Internet archeology.


To tell the truth, my web experience started with the first version (I think it was 1.2) of Netscape. But I well remember when one of my lecturers at Tel Aviv University gave us a short glimpse into the developing web via his Mosaic browser. It's only fitting that this was within the framework of a course devoted to the uses of hypertext in education.
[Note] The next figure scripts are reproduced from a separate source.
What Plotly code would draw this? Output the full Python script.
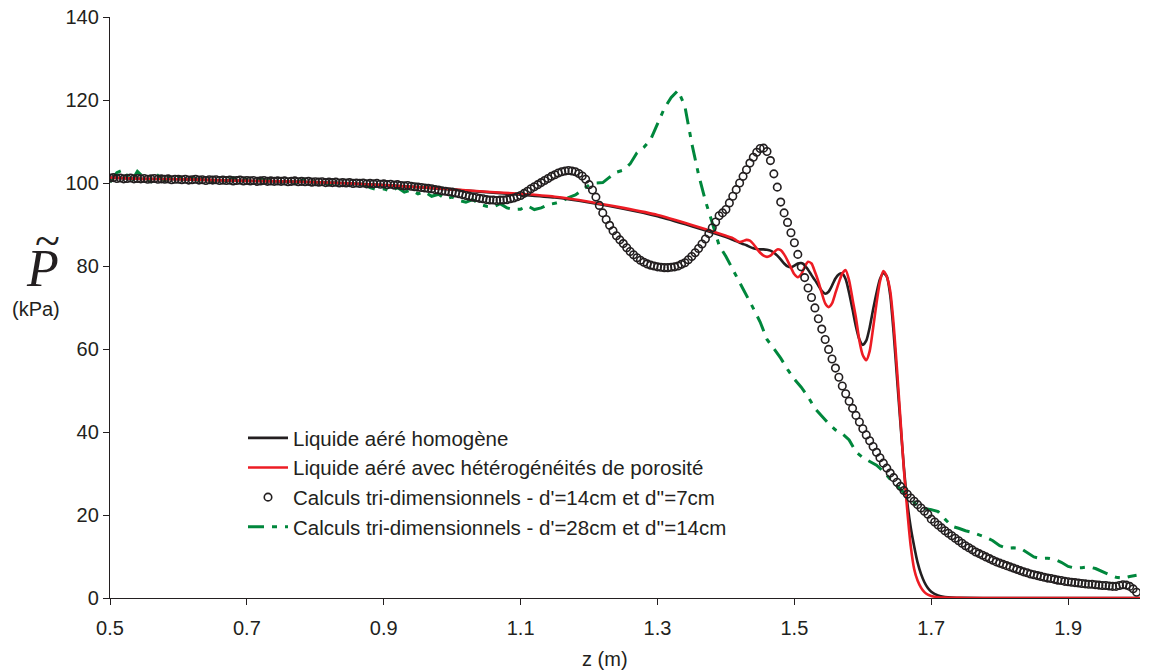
import plotly.graph_objects as go

# ---------------- data ----------------
# Model lines: sample positions along z (m)
z_line = [0.50, 0.55, 0.60, 0.65, 0.70, 0.75, 0.80, 0.85, 0.90, 0.95,
          1.00, 1.05, 1.10, 1.15, 1.20, 1.25, 1.30, 1.35,
          1.400, 1.405, 1.410, 1.415, 1.420, 1.425, 1.430, 1.435, 1.440, 1.445,
          1.450, 1.455, 1.460, 1.465, 1.470, 1.475, 1.480, 1.485, 1.490, 1.495,
          1.500, 1.505, 1.510, 1.515, 1.520, 1.525, 1.530, 1.535, 1.540, 1.545,
          1.550, 1.555, 1.560, 1.565, 1.570, 1.575, 1.580, 1.585, 1.590, 1.595,
          1.600, 1.605, 1.610, 1.615, 1.620, 1.625, 1.630, 1.635, 1.640, 1.645,
          1.650, 1.655, 1.660, 1.665, 1.670, 1.675, 1.680, 1.685, 1.690, 1.695,
          1.700, 1.710, 1.720, 1.730, 1.750, 1.800, 1.850, 1.900, 1.950, 2.005]

p_homogene = [101.3, 101.0, 100.9, 100.7, 100.5, 100.4, 100.2, 99.9, 99.5, 99.0,
              98.4, 97.8, 97.2, 96.5, 95.3, 93.8, 92.0, 89.6,
              87.0, 86.7, 86.3, 86.0, 85.6, 85.3, 85.0, 84.6, 84.3, 84.1,
              84.0, 84.0, 83.9, 83.7, 83.2, 82.5, 81.6, 80.6, 79.9, 79.7,
              80.1, 80.6, 80.7, 80.2, 79.1, 77.8, 76.6, 75.3, 74.0, 73.3,
              73.8, 75.3, 77.0, 78.0, 78.2, 76.8, 73.5, 69.5, 65.4, 62.3,
              61.0, 62.0, 65.2, 69.5, 73.5, 76.8, 78.3, 77.5, 73.0, 64.0,
              53.0, 42.0, 31.5, 23.0, 17.0, 12.5, 8.6, 5.8, 3.8, 2.4,
              1.5, 0.6, 0.25, 0.1, 0.03, 0.0, 0.0, 0.0, 0.0, 0.0]

p_heterogene = [101.3, 101.0, 100.9, 100.7, 100.5, 100.4, 100.2, 99.9, 99.5, 99.0,
                98.5, 97.9, 97.4, 96.7, 95.5, 94.0, 92.3, 89.9,
                87.3, 87.0, 86.7, 86.2, 85.8, 86.0, 86.3, 86.1, 85.3, 84.2,
                83.2, 82.5, 82.2, 82.5, 83.3, 84.0, 83.8, 82.8, 81.3, 79.6,
                78.0, 77.3, 78.0, 79.8, 81.0, 80.6, 78.6, 76.3, 73.5, 71.0,
                70.1, 71.0, 73.5, 76.0, 78.2, 79.0, 76.5, 72.0, 67.5, 62.0,
                58.5, 57.3, 59.5, 65.0, 71.0, 76.2, 78.8, 77.5, 74.0, 66.0,
                55.0, 43.0, 31.0, 21.0, 12.5, 7.0, 4.2, 2.5, 1.4, 0.8,
                0.5, 0.2, 0.1, 0.05, 0.0, 0.0, 0.0, 0.0, 0.0, 0.0]

# 3-D computation d'=14cm, d''=7cm : one value every 0.005 m from 0.5 to 2.0
z_3d_fin = [round(0.5 + 0.005 * i, 3) for i in range(301)]
p_3d_fin = [
    101.2, 101.3, 101.1, 101.2, 101.0, 101.1, 101.2, 101.0, 101.1, 101.0,
    101.1, 100.9, 101.0, 101.1, 100.9, 101.0, 100.9, 101.0, 100.8, 100.9,
    100.9, 100.8, 100.9, 100.7, 100.8, 100.9, 100.7, 100.8, 100.6, 100.8,
    100.7, 100.8, 100.6, 100.7, 100.6, 100.7, 100.5, 100.6, 100.7, 100.5,
    100.6, 100.5, 100.6, 100.4, 100.5, 100.6, 100.4, 100.5, 100.4, 100.5,
    100.4, 100.5, 100.3, 100.4, 100.5, 100.3, 100.4, 100.3, 100.4, 100.2,
    100.3, 100.2, 100.3, 100.1, 100.2, 100.1, 100.2, 100.0, 100.1, 100.0,
    100.1, 99.9, 100.0, 99.9, 100.0, 99.8, 99.9, 99.8, 99.9, 99.7,
    99.8, 99.6, 99.7, 99.5, 99.6, 99.4, 99.3, 99.4, 99.2, 99.1,
    99.0, 98.9, 98.8, 98.7, 98.6, 98.4, 98.3, 98.1, 98.0, 97.9,
    97.8, 97.6, 97.4, 97.2, 97.0, 96.8, 96.6, 96.5, 96.3, 96.2,
    96.0, 95.9, 95.9, 95.8, 95.9, 95.9, 96.0, 96.2, 96.4, 96.7,
    97.0, 97.5, 98.0, 98.6, 99.1, 99.6, 100.1, 100.6, 101.1, 101.6,
    102.0, 102.4, 102.7, 102.9, 103.0, 102.9, 102.7, 102.3, 101.7, 100.9,
    99.6, 98.3, 96.6, 94.6, 92.8, 91.2, 89.8, 88.5, 87.3, 86.3,
    85.4, 84.4, 83.5, 82.7, 82.0, 81.4, 80.9, 80.5, 80.2, 80.0,
    79.8, 79.7, 79.6, 79.6, 79.7, 79.8, 80.0, 80.4, 80.8, 81.5,
    82.3, 83.2, 84.2, 85.3, 86.5, 87.8, 89.2, 90.6, 92.1, 92.8,
    93.6, 95.2, 96.8, 98.4, 100.0, 101.6, 103.2, 104.8, 106.2, 107.4,
    108.3, 108.4, 107.6, 105.4, 102.2, 99.0, 95.4, 92.8, 90.5, 88.0,
    85.6, 82.8, 79.8, 77.2, 74.7, 72.4, 69.9, 67.3, 64.8, 62.3,
    59.9, 57.6, 55.4, 53.2, 51.1, 49.2, 47.4, 45.7, 44.0, 42.4,
    40.8, 39.3, 37.9, 36.5, 35.1, 33.8, 32.5, 31.3, 30.1, 29.0,
    27.9, 26.9, 25.9, 25.0, 24.1, 23.3, 22.5, 21.7, 20.9, 20.2,
    19.0, 18.3, 17.6, 16.9, 16.2, 15.6, 15.0, 14.4, 13.8, 13.2,
    12.6, 12.1, 11.6, 11.1, 10.7, 10.3, 9.9, 9.5, 9.1, 8.7,
    8.4, 8.1, 7.8, 7.5, 7.2, 6.9, 6.6, 6.3, 6.1, 5.8,
    5.6, 5.4, 5.2, 5.0, 4.8, 4.7, 4.5, 4.3, 4.2, 4.0,
    3.9, 3.8, 3.7, 3.6, 3.5, 3.4, 3.3, 3.3, 3.2, 3.1,
    3.0, 3.0, 2.9, 2.8, 2.8, 3.0, 3.2, 3.1, 2.8, 2.2,
    1.4]

# 3-D computation d'=28cm, d''=14cm : one value every 0.01 m from 0.5 to 2.0
z_3d_gros = [round(0.5 + 0.01 * i, 2) for i in range(151)]
p_3d_gros = [
    100.2, 102.5, 103.2, 100.0, 102.8, 101.2, 100.3, 101.8, 100.5, 101.9,
    101.5, 100.4, 101.2, 100.6, 101.5, 100.3, 101.0, 100.4, 101.3, 100.5,
    100.9, 100.2, 101.0, 100.5, 100.8, 100.2, 100.7, 100.1, 100.6, 101.2,
    100.0, 100.4, 99.7, 100.1, 99.6, 100.0, 99.4, 99.8, 98.9, 98.4,
    98.6, 98.0, 98.9, 97.8, 98.3, 97.4, 97.9, 96.8, 97.3, 96.2,
    96.6, 95.8, 95.4, 96.0, 94.9, 94.4, 94.2, 95.0, 94.0, 93.6,
    93.7, 94.5, 93.6, 94.0, 94.8, 95.1, 95.6, 96.5, 97.1, 98.3,
    99.5, 100.0, 100.1, 101.4, 102.6, 103.1, 104.6, 107.3, 108.6, 110.5,
    114.2, 118.0, 120.6, 122.3, 118.5, 109.6, 102.0, 95.7, 90.4, 85.0,
    82.3, 79.2, 76.0, 73.1, 69.8, 66.5, 62.3, 60.1, 57.8, 55.1,
    52.7, 50.8, 48.5, 45.7, 43.8, 42.0, 40.5, 39.6, 38.1, 35.2,
    33.8, 32.9, 32.0, 30.5, 28.6, 27.0, 25.3, 23.8, 22.2, 21.6,
    21.3, 20.8, 19.0, 17.3, 16.8, 16.2, 15.8, 15.2, 14.6, 13.8,
    12.6, 12.0, 12.1, 12.0, 11.0, 9.9, 9.5, 9.6, 9.3, 8.6,
    7.6, 7.2, 7.3, 7.5, 7.1, 6.3, 5.6, 5.0, 4.8, 5.2, 5.5]

x_tick_vals = [0.5, 0.7, 0.9, 1.1, 1.3, 1.5, 1.7, 1.9]
x_tick_text = ["0.5", "0.7", "0.9", "1.1", "1.3", "1.5", "1.7", "1.9"]
y_tick_vals = [0, 20, 40, 60, 80, 100, 120, 140]

names = ["Liquide aéré homogène",
         "Liquide aéré avec hétérogénéités de porosité",
         "Calculs tri-dimensionnels - d'=14cm et d''=7cm",
         "Calculs tri-dimensionnels - d'=28cm et d''=14cm"]

# ---------------- figure ----------------
INK = "#231f20"
RED = "#ed1c24"
GREEN = "#00873c"
FONT = "Liberation Sans, Arial, sans-serif"
SERIF = "Liberation Serif, Times New Roman, serif"

fig = go.Figure()

fig.add_trace(go.Scatter(
    x=z_3d_gros, y=p_3d_gros, mode="lines", name=names[3],
    line=dict(color=GREEN, width=3, dash="16px,8px,5px,8px"),
    legendrank=4))

fig.add_trace(go.Scatter(
    x=z_line, y=p_homogene, mode="lines", name=names[0],
    line=dict(color=INK, width=2.6, shape="spline", smoothing=0.6),
    legendrank=1))

fig.add_trace(go.Scatter(
    x=z_line, y=p_heterogene, mode="lines", name=names[1],
    line=dict(color=RED, width=2.6, shape="spline", smoothing=0.6),
    legendrank=2))

fig.add_trace(go.Scatter(
    x=z_3d_fin, y=p_3d_fin, mode="markers", name=names[2],
    marker=dict(symbol="circle-open", size=7.5, color=INK,
                line=dict(color=INK, width=1.6)),
    legendrank=3))

# page body has an 8px margin: the plot area should land on screen at
# x 110..1140 and y 17..598
OFF = 8
SX0, SX1, SY0, SY1 = 110, 1140, 17, 598
W, H = 1141, 664
L = SX0 - OFF
T = SY0 - OFF
pw, ph = SX1 - SX0, SY1 - SY0
R = W - L - pw
B = H - T - ph


def px_x(px):
    return (px - SX0) / pw


def px_y(py):
    return (SY1 - py) / ph


fig.update_layout(
    width=W, height=H,
    margin=dict(l=L, r=R, t=T, b=B, pad=0, autoexpand=False),
    paper_bgcolor="white", plot_bgcolor="white",
    font=dict(family=FONT, size=20, color=INK),
    showlegend=True,
    legend=dict(x=px_x(243), y=px_y(418), xanchor="left", yanchor="top",
                bgcolor="rgba(0,0,0,0)", borderwidth=0,
                font=dict(family=FONT, size=20.5, color=INK),
                tracegroupgap=0, itemwidth=40),
    xaxis=dict(range=[0.5, 2.005], showgrid=False, zeroline=False,
               automargin=False,
               showline=True, linecolor=INK, linewidth=1.3,
               ticks="outside", ticklen=6, tickwidth=1.3, tickcolor=INK,
               tickvals=x_tick_vals, ticktext=x_tick_text,
               ticklabelstandoff=6, ticklabeloverflow="allow",
               tickfont=dict(family=FONT, size=20, color=INK)),
    yaxis=dict(range=[0, 140], showgrid=False, zeroline=False,
               automargin=False,
               showline=True, linecolor=INK, linewidth=1.3,
               ticks="outside", ticklen=6, tickwidth=1.3, tickcolor=INK,
               tickvals=y_tick_vals, ticklabeloverflow="allow",
               tickfont=dict(family=FONT, size=20, color=INK)),
    annotations=[
        dict(text="z (m)", xref="paper", yref="paper",
             x=px_x(605), y=px_y(659), xanchor="center", yanchor="middle",
             showarrow=False, font=dict(family=FONT, size=20, color=INK)),
        dict(text="<i>P</i>", xref="paper", yref="paper",
             x=px_x(42), y=px_y(268), xanchor="center", yanchor="middle",
             showarrow=False, font=dict(family=SERIF, size=52, color=INK)),
        dict(text="~", xref="paper", yref="paper",
             x=px_x(47), y=px_y(240), xanchor="center", yanchor="middle",
             showarrow=False, font=dict(family=SERIF, size=46, color=INK)),
        dict(text="(kPa)", xref="paper", yref="paper",
             x=px_x(36), y=px_y(309), xanchor="center", yanchor="middle",
             showarrow=False, font=dict(family=FONT, size=20, color=INK)),
    ],
)

fig.write_html("out.html")
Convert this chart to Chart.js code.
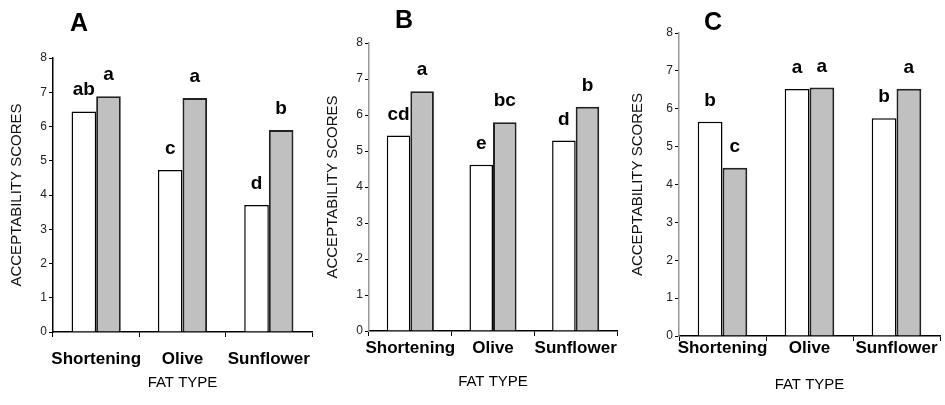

That was more than nine years ago, maybe ten. Traces of the way things were are still available on the web, though finding them probably demands more searching than it's worth. Since Mosaic was developed at the National Center for Supercomputing Applications at the Urbana-Champaign campus of the University of Illinois, it's rather logical that an archive of Mosaic information is available there. An additional glimpse into the past can be found here, and Chuck Lau, who worked on the development of Mosaic and Netscape has posted a wonderful archive of that recent, but seemingly so-long-ago, past.

Lau tells us that:
We were so caught up in learning how to use these empowering new tools that no one gave any thought about preserving the past. We were so quick at improving and overwriting anything old that once the dust settled, we realized that a lot of the history of the Net was quite literally gone.
He built the Netscape Museum for the purpose of "rediscovering and preserving artifacts of an important time in the development of human communications".

Not enough preserving has taken place. Good screenshots of the original Mosaic browser are hard to find. A couple of good ones can be found here.